Lottiamo per una socialità, una cultura, un modo di stare insieme diverso, non basato sulle logiche di mercato, del profitto. Frequentiamo i centri sociali, in cui con pochi euro puoi berti una birra e sentirti della buona musica (che spesso usiamo per urlare al mondo le nostre “vecchie”idee). Creiamo spazi in cui fare laboratori teatrali, di musica, di pittura, in cui facciamo mostre fotografiche e presentiamo libri, perché siamo convinti che partendo dalla cultura si possa scardinare qualcosa all’interno di questo sistema.

Amiamo scendere in piazza e urlare le nostre idee, perché non crediamo che i problemi possano essere risolti nelle regge e nei palazzi pomposi da poche persone (non) delegate, ma che solo chi subisce ogni giorno i risultati delle politiche liberiste dell’UE, BCE e di tutti i governi nazionali, sia legittimato a cercare una soluzione.

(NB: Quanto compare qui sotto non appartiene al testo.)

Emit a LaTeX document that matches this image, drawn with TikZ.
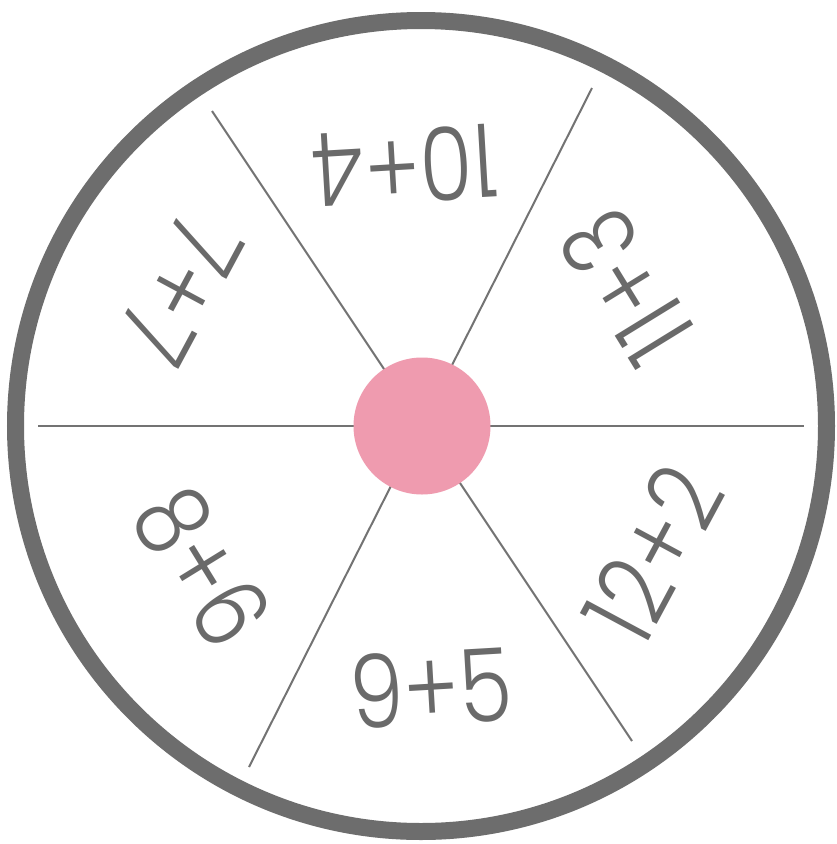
\documentclass[tikz,border=0pt]{standalone}
\usepackage{fontspec}
\usetikzlibrary{calc}
\setmainfont{Poppins}[UprightFont=* Light]
\definecolor{ringgray}{RGB}{109,109,109}
\definecolor{spokegray}{RGB}{115,115,115}
\definecolor{textgray}{RGB}{106,106,106}
\definecolor{hubpink}{RGB}{239,155,175}
\begin{document}
\begin{tikzpicture}[x=1pt,y=-1pt,
  spoke/.style={draw=spokegray,line width=2pt},
  sumlabel/.style={text=textgray,font=\fontsize{102}{102}\selectfont,inner sep=0pt,anchor=center}]
\useasboundingbox (0,0) rectangle (837,844);
\fill[white] (0,0) rectangle (837,844);
\coordinate (c) at (421,426);
% spokes
\coordinate (s1) at ($(c)+(-209,-315)$);
\coordinate (s2) at ($(c)+(211,315)$);
\coordinate (s3) at ($(c)+(171,-338)$);
\coordinate (s4) at ($(c)+(-172,341)$);
\coordinate (s5) at ($(c)+(-383,0)$);
\coordinate (s6) at ($(c)+(383,0)$);
\draw[spoke] (s1) -- (s2);
\draw[spoke] (s3) -- (s4);
\draw[spoke] (s5) -- (s6);
% ring
\draw[ringgray,line width=17pt] (c) circle[radius=405.5];
% hub
\node[circle,fill=hubpink,minimum size=137pt,inner sep=0pt] (hub) at (422,426) {};
% labels
\node[sumlabel,rotate=183.35,xscale=0.84] (a) at (405,166) {10+4};
\node[sumlabel,rotate=121.6,xscale=0.84] (b) at (627,287) {11+3};
\node[sumlabel,rotate=61.75,xscale=0.84] (d) at (653,554) {12+2};
\node[sumlabel,rotate=3.35,xscale=0.84] (e) at (431,688) {9+5};
\node[sumlabel,rotate=301.6,xscale=0.84] (f) at (202,567) {8+6};
\node[sumlabel,rotate=241.75,xscale=0.84] (g) at (180,290) {7+7};
\end{tikzpicture}
\end{document}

Ed è buffo come usi il concetto di “vecchiaia”: ormai tutto ciò che è “vecchio” va buttato, cambiato, cancellato. “Spazio ai giovani meritevoli”, “rottamiamo tutto quello che è vecchio”. Tu che conosci tanto bene l’uso delle parole, capirai che questo uso di “vecchiaia” non è tanto oggettivo, ma è frutto della nuova cultura renziana in cui tutto ciò che resiste è sbagliato e va cancellato.

Noi invece continuiamo a resistere, perché crediamo che sia questo il “cammino per costruire insieme una società migliore”.

E ti prego, la prossima volta non usare la mia foto: lo so che dimostro più anni di quelli che ho, ma non sono tanto vecchio come credi. E come me, ci sono moltissimi ragazzi di 19,20, 21, 22, 23, 24… anni (potrei continuare, visto che non so quale sia il tuo confine di “vecchio”) che ogni giorno sono nelle università, nei posti di lavoro, nelle strade, nei centri sociali, negli spazi occupati e che tentano realmente di portare avanti una politica diversa, nuova rispetto a tutte quelle proposte fino ad ora. Vedi che in qualche modo anche noi facciamo proposte “giovani”?